Ленинградской интеллигенции традиционно полагалось проводить жизнь на кухне. Но кухня, на которой «несли вахту» родители Макса, не была даже прокуренной. Там пахло бульоном. Отец, читающий за столом прогрессивный журнал «Огонек», отреагировал однозначно:
– Ты слышала? – обратился он к жене. – Наш сын психически ненормален, его надо лечить.
Мать же, занятая готовкой, вовсе не отозвалась.
Островский не отследил, когда именно снизошло озарение. Но это, несомненно, случилось во время кратких каникул после зимней сессии. А значит, не обошлось без алкоголя: после пережитого за семестр и особенно в сессию необходим был курс интенсивного лечения. Пили тогда помногу, каждый раз как последний.
Компания была прежней, присоединилась лишь Янка – Лехина подруга, которую тот подцепил в своем институте. Янка была тусовщица, играла на гитаре, носила хайратник и косила под другую, знаменитую Янку, на квартирниках которой ей доводилось бывать. Она была «своим парнем», матюгалась и пила с остальными вровень.
Женя тоже вошел во вкус пития, рассудив, что негоже студенту-филологу – взрослому уже человеку – идти на поводу у родителей. Выпив, он обсуждал с Янкой японских поэтов. Леха же, заслышав слово «танка», затягивал песню про веселых танкистов. Он требовал, чтобы Женя и Янка «слезали с умняка». «Хайку – хуяйку!» – возглашал Леха и наливал. «За культуру, блять!» – опрокидывал он стакан. «Басё – колбасё!» Женя злословил за Лехиной спиной, недоумевая, что Янка в нём нашла.
Решение тогда пришло внезапно. Настал день, и Макс осознал свою свободу.
Возле американского консульства улицу запрудила толпа, оказавшаяся очередью за бланками каких-то анкет. Основную массу составляли немолодые люди еврейского облика, и Макс чувствовал, что к нему относятся настороженно: высокий рост и арийская внешность наводили и без того напуганных людей на мысль о провокаторе. Это позабавило: всё лучше, чем быть частью толпы!
Потершись в очереди, удалось выяснить, что те, кому достанутся анкеты, должны их заполнить, отдать в консульство и ожидать.

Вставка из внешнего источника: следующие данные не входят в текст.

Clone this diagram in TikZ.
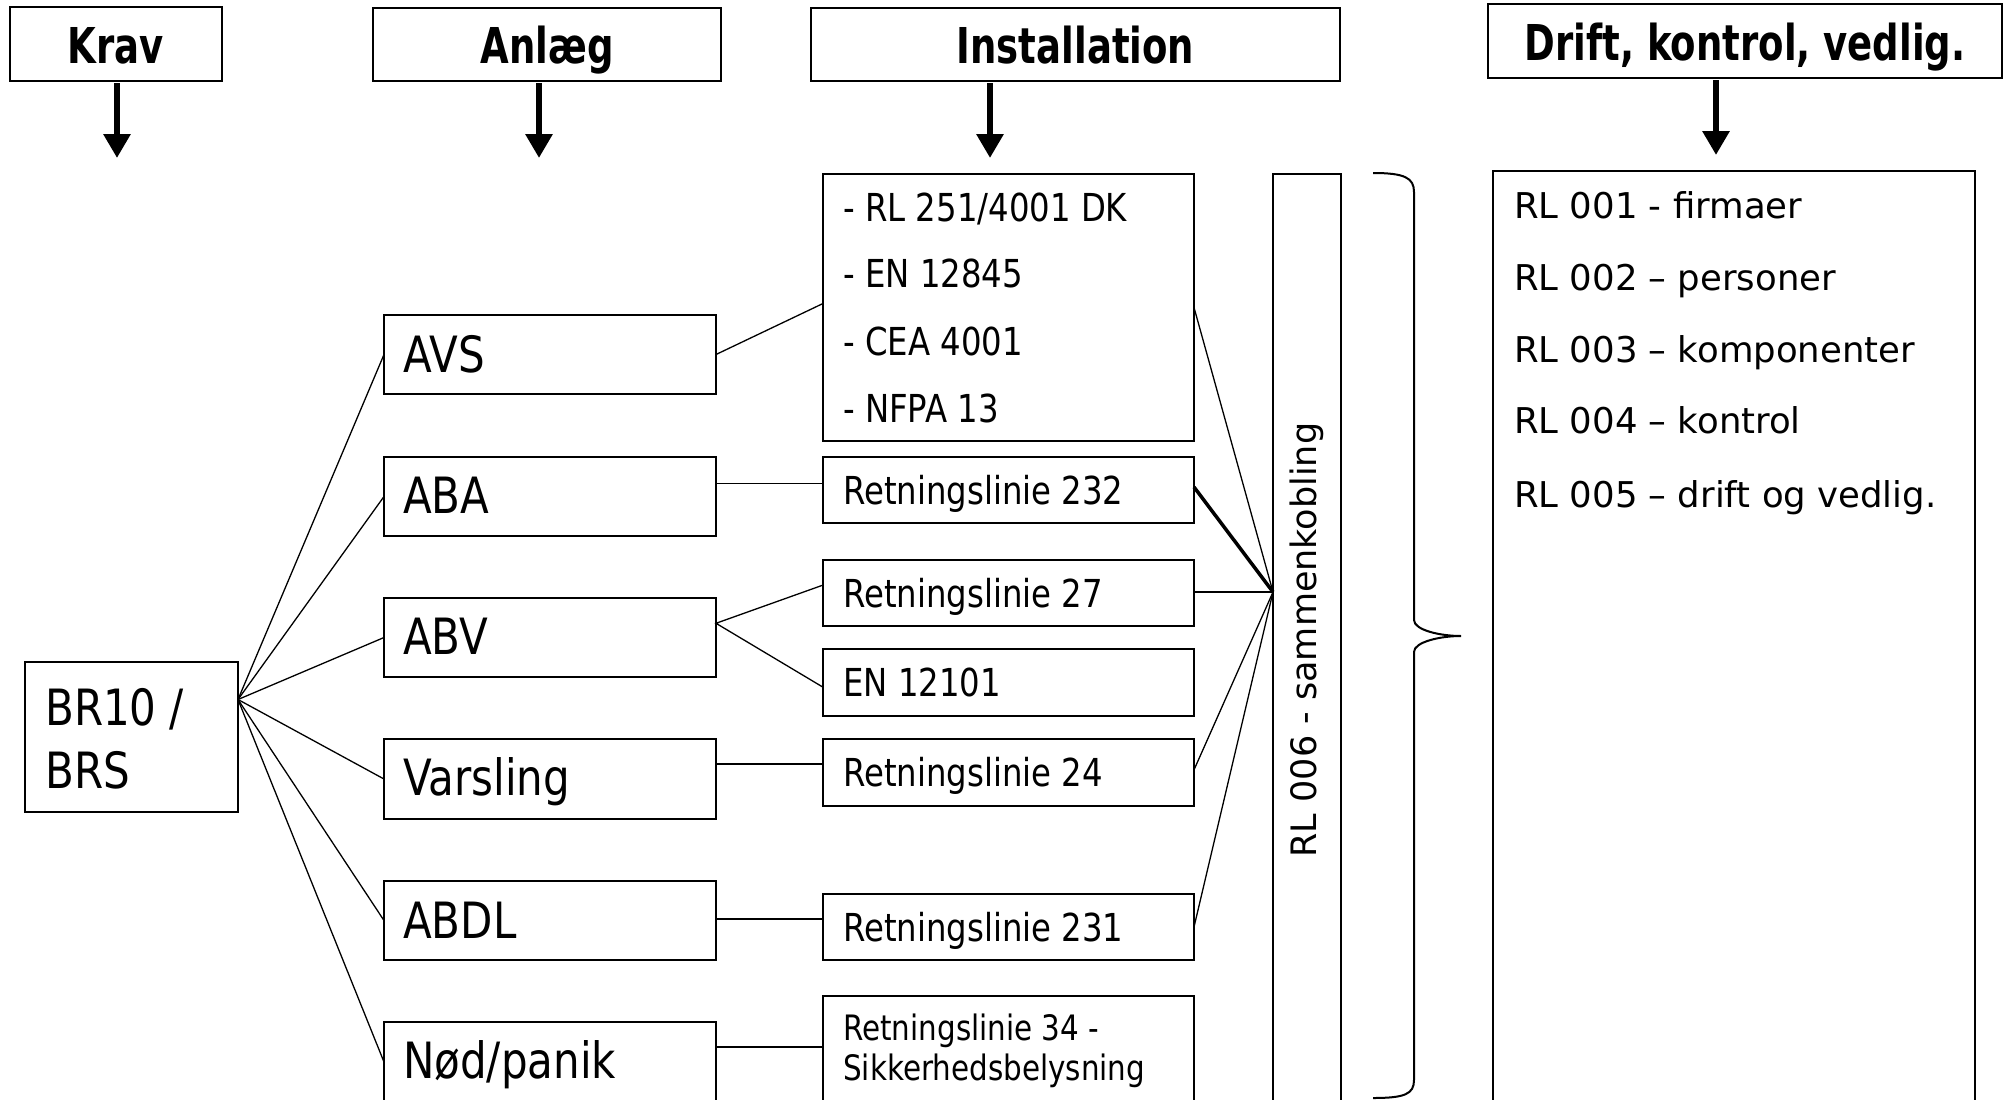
\documentclass[tikz,border=0pt]{standalone}
\usepackage{fontspec}
\setmainfont{DejaVu Sans}
\newfontfamily\tahfont{DejaVu Sans}[FakeStretch=0.84]
\newfontfamily\hdrfont{DejaVu Sans}[FakeStretch=0.75]
\usetikzlibrary{arrows.meta,calc}
\begin{document}
\begin{tikzpicture}[x=1pt,y=-1pt,
  bx/.style={draw, line width=2pt, rectangle, inner sep=0pt, outer sep=0pt, anchor=north west},
  hdrtxt/.style={font=\hdrfont\bfseries\fontsize{49.4}{50}\selectfont, anchor=base, inner sep=0pt},
  bigtxt/.style={font=\tahfont\fontsize{50}{52}\selectfont, anchor=base west, inner sep=0pt},
  midtxt/.style={font=\tahfont\fontsize{38.5}{40}\selectfont, anchor=base west, inner sep=0pt},
  smtxt/.style={font=\tahfont\fontsize{35}{36}\selectfont, anchor=base west, inner sep=0pt},
  vtxt/.style={font=\fontsize{35.5}{36}\selectfont, anchor=base west, inner sep=0pt},
  conn/.style={line width=1.3pt},
  thickconn/.style={line width=3.5pt},
  bigarrow/.style={line width=6.5pt, -{Triangle[width=26pt,length=24pt]}},
  bracestyle/.style={line width=2pt},
]
\useasboundingbox (0,0) rectangle (2005,1100);
\fill[white] (0,0) rectangle (2005,1100);
\clip (0,0) rectangle (2005,1100);

% headers
\node[bx, minimum width=212pt, minimum height=74pt] (krav) at (10,7) {};
\node[hdrtxt] (kravt) at (116,63) {Krav};
\node[bx, minimum width=348pt, minimum height=73pt] (anlaeg) at (373,8) {};
\node[hdrtxt] (anlaegt) at (547,63) {Anlæg};
\node[bx, minimum width=529pt, minimum height=73pt] (inst) at (811,8) {};
\node[hdrtxt] (instt) at (1075.5,63) {Installation};
\node[bx, minimum width=514pt, minimum height=74pt] (drift) at (1488,4) {};
\node[hdrtxt] (driftt) at (1745,60) {Drift, kontrol, vedlig.};

% header arrows
\coordinate (a1s) at (117,83);  \coordinate (a1e) at (117,158);
\coordinate (a2s) at (539,83);  \coordinate (a2e) at (539,158);
\coordinate (a3s) at (990,83);  \coordinate (a3e) at (990,158);
\coordinate (a4s) at (1716,80); \coordinate (a4e) at (1716,155);
\draw[bigarrow] (a1s) -- (a1e);
\draw[bigarrow] (a2s) -- (a2e);
\draw[bigarrow] (a3s) -- (a3e);
\draw[bigarrow] (a4s) -- (a4e);

% BR10 / BRS
\node[bx, minimum width=213pt, minimum height=150pt] (br) at (25,662) {};
\node[bigtxt] (brt1) at (45,725) {BR10 /};
\node[bigtxt] (brt2) at (45,788) {BRS};

% Anlaeg column
\node[bx, minimum width=332pt, minimum height=79pt] (avs) at (384,315) {};
\node[bigtxt] (avst) at (403,372) {AVS};
\node[bx, minimum width=332pt, minimum height=79pt] (aba) at (384,457) {};
\node[bigtxt] (abat) at (403,513) {ABA};
\node[bx, minimum width=332pt, minimum height=79pt] (abv) at (384,598) {};
\node[bigtxt] (abvt) at (403,654) {ABV};
\node[bx, minimum width=332pt, minimum height=80pt] (vars) at (384,739) {};
\node[bigtxt] (varst) at (403,795) {Varsling};
\node[bx, minimum width=332pt, minimum height=79pt] (abdl) at (384,881) {};
\node[bigtxt] (abdlt) at (403,938) {ABDL};
\node[bx, minimum width=332pt, minimum height=80pt] (nod) at (384,1022) {};
\node[bigtxt] (nodt) at (403,1078) {Nød/panik};

% Installation column
\node[bx, minimum width=371pt, minimum height=267pt] (rl251) at (823,174) {};
\node[midtxt] (rl251a) at (843,221) {- RL 251/4001 DK};
\node[midtxt] (rl251b) at (843,287) {- EN 12845};
\node[midtxt] (rl251c) at (843,355) {- CEA 4001};
\node[midtxt] (rl251d) at (843,422) {- NFPA 13};
\node[bx, minimum width=371pt, minimum height=66pt] (rl232) at (823,457) {};
\node[midtxt] (rl232t) at (843,504) {Retningslinie 232};
\node[bx, minimum width=371pt, minimum height=66pt] (rl27) at (823,560) {};
\node[midtxt] (rl27t) at (843,607) {Retningslinie 27};
\node[bx, minimum width=371pt, minimum height=67pt] (en) at (823,649) {};
\node[midtxt] (ent) at (843,696) {EN 12101};
\node[bx, minimum width=371pt, minimum height=67pt] (rl24) at (823,739) {};
\node[midtxt] (rl24t) at (843,786) {Retningslinie 24};
\node[bx, minimum width=371pt, minimum height=66pt] (rl231) at (823,894) {};
\node[midtxt] (rl231t) at (843,941) {Retningslinie 231};
\node[bx, minimum width=371pt, minimum height=150pt] (rl34) at (823,996) {};
\node[smtxt] (rl34a) at (843,1040) {Retningslinie 34 -};
\node[smtxt] (rl34b) at (843,1080) {Sikkerhedsbelysning};

% RL 006
\node[bx, minimum width=68pt, minimum height=1000pt] (rl006) at (1273,174) {};
\node[font=\fontsize{35}{36}\selectfont, rotate=90, inner sep=0pt] (rl006t) at (1307,640) {RL 006 - sammenkobling};

% right panel
\node[bx, minimum width=482pt, minimum height=1000pt] (drl) at (1493,171) {};
\node[vtxt] (d1) at (1514,218) {RL 001 - firmaer};
\node[vtxt] (d2) at (1514,290) {RL 002 – personer};
\node[vtxt] (d3) at (1514,362) {RL 003 – komponenter};
\node[vtxt] (d4) at (1514,433) {RL 004 – kontrol};
\node[vtxt] (d5) at (1514,507) {RL 005 – drift og vedlig.};

% brace
\draw[bracestyle] (1373,173) .. controls (1405,173) and (1414,178) .. (1414,192)
  -- (1414,620) .. controls (1414,630) and (1440,636) .. (1461,636)
  .. controls (1440,636) and (1414,642) .. (1414,652)
  -- (1414,1080) .. controls (1414,1094) and (1405,1098) .. (1373,1098);

% BR10 fan
\coordinate (brpt) at ($(br.north east)!0.25!(br.south east)$);
\foreach \n in {avs,aba,abv,vars,abdl,nod}
  \draw[conn] (brpt) -- (\n.west);

% Anlaeg -> installation
\coordinate (p251) at ($(rl251.north west)!0.485!(rl251.south west)$);
\draw[conn] (avs.east) -- (p251);
\coordinate (p232) at ($(rl232.north west)!0.4!(rl232.south west)$);
\draw[conn] (aba.east |- p232) -- (p232);
\coordinate (pabv) at ($(abv.north east)!0.32!(abv.south east)$);
\coordinate (p27) at ($(rl27.north west)!0.38!(rl27.south west)$);
\coordinate (pen) at ($(en.north west)!0.57!(en.south west)$);
\draw[conn] (p27) -- (pabv) -- (pen);
\coordinate (p24) at ($(rl24.north west)!0.373!(rl24.south west)$);
\draw[conn] (vars.east |- p24) -- (p24);
\coordinate (p231) at ($(rl231.north west)!0.38!(rl231.south west)$);
\draw[conn] (abdl.east |- p231) -- (p231);
\coordinate (p34) at ($(rl34.north west)!0.34!(rl34.south west)$);
\draw[conn] (nod.east |- p34) -- (p34);

% installation -> RL 006
\coordinate (conv) at ($(rl006.north west)!0.418!(rl006.south west)$);
\draw[conn] (rl251.east) -- (conv);
\coordinate (q232) at ($(rl232.north east)!0.455!(rl232.south east)$);
\draw[thickconn] (q232) -- (conv);
\draw[conn] (rl27.east |- conv) -- (conv);
\coordinate (q24) at ($(rl24.north east)!0.46!(rl24.south east)$);
\draw[conn] (q24) -- (conv);
\draw[conn] (rl231.east) -- (conv);
\end{tikzpicture}
\end{document}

Возможно, несколько лет. Судя по размеру толпы, это могло оказаться правдой.
Ждать несколько лет неизвестно чего Макса не устраивало. В той же очереди он узнал, что существует возможность подать документы на выезд в Израиль: перспективы там более реальны, хотя и менее заманчивы.

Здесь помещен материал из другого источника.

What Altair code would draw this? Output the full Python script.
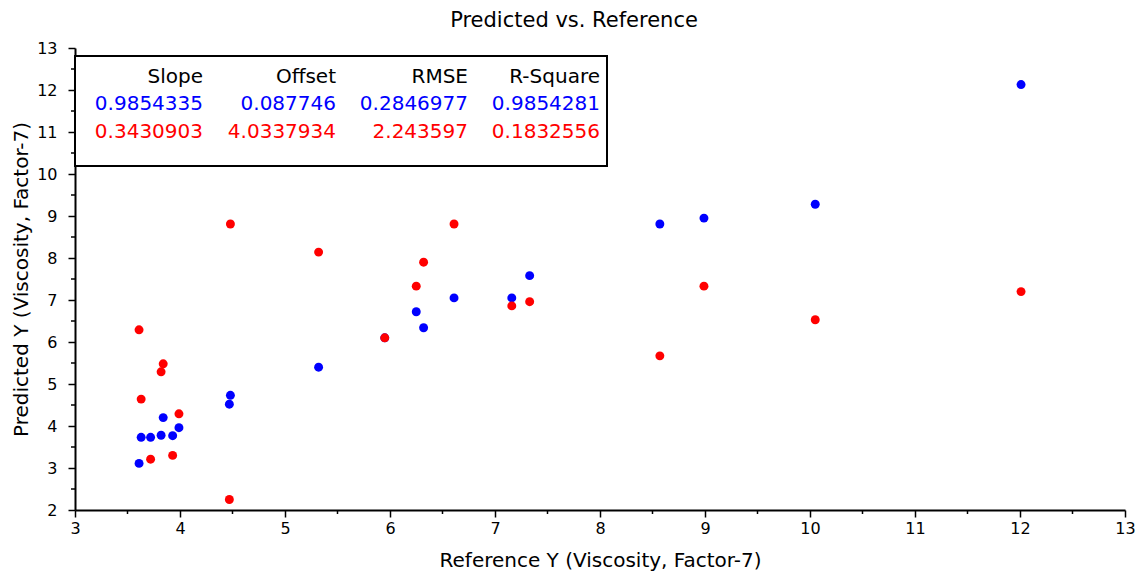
import altair as alt
import pandas as pd

# ---------------- data ----------------
reference_y = [3.61, 3.63, 3.72, 3.82, 3.84, 3.93, 3.99, 4.47, 4.48, 5.32,
               5.95, 6.25, 6.32, 6.61, 7.16, 7.33, 8.57, 8.99, 10.05, 12.01]
predicted_blue = [3.11, 3.73, 3.73, 3.78, 4.20, 3.77, 3.96, 4.52, 4.73, 5.40,
                  6.10, 6.72, 6.34, 7.05, 7.05, 7.58, 8.81, 8.95, 9.28, 12.13]
predicted_red = [6.29, 4.64, 3.21, 5.29, 5.48, 3.30, 4.29, 2.25, 8.81, 8.14,
                 6.10, 7.33, 7.90, 8.81, 6.86, 6.96, 5.67, 7.33, 6.53, 7.20]
series_names = ["Model 1", "Model 2"]
series_colors = ["#0000FF", "#FF0000"]

stat_headers = ["Slope", "Offset", "RMSE", "R-Square"]
stats_blue = ["0.9854335", "0.087746", "0.2846977", "0.9854281"]
stats_red = ["0.3430903", "4.0337934", "2.243597", "0.1832556"]

x_major = [3, 4, 5, 6, 7, 8, 9, 10, 11, 12, 13]
x_minor = [3.5, 4.5, 5.5, 6.5, 7.5, 8.5, 9.5, 10.5, 11.5, 12.5]
y_major = [2, 3, 4, 5, 6, 7, 8, 9, 10, 11, 12, 13]
y_minor = [2.5, 3.5, 4.5, 5.5, 6.5, 7.5, 8.5, 9.5, 10.5, 11.5, 12.5]

chart_title = "Predicted vs. Reference"
x_title = "Reference Y (Viscosity, Factor-7)"
y_title = "Predicted Y (Viscosity, Factor-7)"

# ---------------- layout ----------------
FONT = "DejaVu Sans"
W, H = 1050, 462
PAD = {"left": 75, "top": 48, "right": 13, "bottom": 61}

df = pd.DataFrame({
    "ref": reference_y * 2,
    "pred": predicted_blue + predicted_red,
    "series": [series_names[0]] * len(reference_y) + [series_names[1]] * len(reference_y),
})

x_scale = alt.Scale(domain=[3, 13], nice=False, zero=False)
y_scale = alt.Scale(domain=[2, 13], nice=False, zero=False)

x_axis = alt.Axis(values=x_major, grid=False, tickSize=7, tickWidth=1.5,
                  domainWidth=2, domainColor="black", tickColor="black",
                  labelFont=FONT, labelFontSize=16, labelColor="black",
                  labelPadding=3, titleFont=FONT, titleFontSize=20,
                  titleFontWeight="normal", titleColor="black",
                  titlePadding=14, labelFlush=False, title=x_title)
y_axis = alt.Axis(values=y_major, grid=False, tickSize=7, tickWidth=1.5,
                  domainWidth=2, domainColor="black", tickColor="black",
                  labelFont=FONT, labelFontSize=16, labelColor="black",
                  labelPadding=11, titleFont=FONT, titleFontSize=20,
                  titleFontWeight="normal", titleColor="black",
                  titlePadding=5, labelFlush=False, title=y_title)

points = alt.Chart(df).mark_circle(size=80, opacity=1).encode(
    x=alt.X("ref:Q", scale=x_scale, axis=x_axis),
    y=alt.Y("pred:Q", scale=y_scale, axis=y_axis),
    color=alt.Color("series:N", scale=alt.Scale(domain=series_names, range=series_colors),
                    legend=None),
    order=alt.Order("series:N", sort="ascending"),
)

xminor = alt.Chart(pd.DataFrame({"v": x_minor})).mark_rule(
    color="black", strokeWidth=1.5).encode(
    x=alt.X("v:Q", scale=x_scale, axis=x_axis),
    y=alt.value(H), y2=alt.value(H + 4))

yminor = alt.Chart(pd.DataFrame({"v": y_minor})).mark_rule(
    color="black", strokeWidth=1.5).encode(
    y=alt.Y("v:Q", scale=y_scale, axis=y_axis),
    x=alt.value(0), x2=alt.value(-4))

box = alt.Chart(pd.DataFrame({"a": [0]})).mark_rect(
    fill="white", stroke="black", strokeWidth=2).encode(
    x=alt.value(0), x2=alt.value(532), y=alt.value(8), y2=alt.value(118))

col_right = [128, 261, 393, 525]
row_base = [34.5, 62, 89.7]
rows = [(stat_headers, "black"), (stats_blue, series_colors[0]), (stats_red, series_colors[1])]
cells = []
for r, (vals, col) in enumerate(rows):
    for c, v in enumerate(vals):
        cells.append(
            alt.Chart(pd.DataFrame({"t": [v]})).mark_text(
                font=FONT, fontSize=20, color=col, align="right", baseline="alphabetic"
            ).encode(text="t:N", x=alt.value(col_right[c]), y=alt.value(row_base[r]))
        )

title_mark = alt.Chart(pd.DataFrame({"t": [chart_title]})).mark_text(
    font=FONT, fontSize=21, color="black", align="center", baseline="alphabetic"
).encode(text="t:N", x=alt.value(499), y=alt.value(-21))

chart = alt.layer(points, xminor, yminor, box, *cells, title_mark).properties(
    width=W, height=H,
    autosize=alt.AutoSizeParams(type="none"),
    padding=PAD,
    background="white",
).configure_view(stroke=None)

chart.save("out.html", embed_options={"renderer": "svg", "actions": False})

Записавшись на всякий случай в какой-то листок (активист со списком окинул «еврея» недоверчивым взглядом), Макс отправился домой. Было над чем поразмыслить.
За недостатком информации приходилось оперировать символами. Америка символизировала «звериный оскал капитализма» и по-прежнему виделась вожделенной страной ненужных друг другу людей. Страной, где справедливо царствует невидимая рука свободного рынка, и фактически отсутствует идеология (американская идеология потребления – «джинсы, жвачка и кока-кола» – на фоне подступающего тотального дефицита выглядела невинной и даже желанной; кока-кола и вовсе представлялась божественным напитком, на запредельность коего пепси местного розлива лишь намекала). В Америку очень хотелось.
Про Израиль он знал и того меньше. Подобно Америке, это государство символизировало «запад», «капитализм» и «врага», но, вроде бы, в меньшей степени. Единственно достоверным был ничтожный размер страны, что вызывало ощущение несвободы. Казалось, в подобной тесноте всегда найдется кто-нибудь, чтобы стоять над душой. В Израиль хотелось не так, как в Америку. И всё же отъезд туда стал бы возможностью начать наконец самостоятельную жизнь.
Синица или журавль? Синицу, раз ухватив, трудно отпустить. Это, конечно, был компромисс, но не такой страшный, как продолжение учебы в институте. Учиться Макс вообще больше не собирался. Он предвкушал начало новой, настоящей жизни.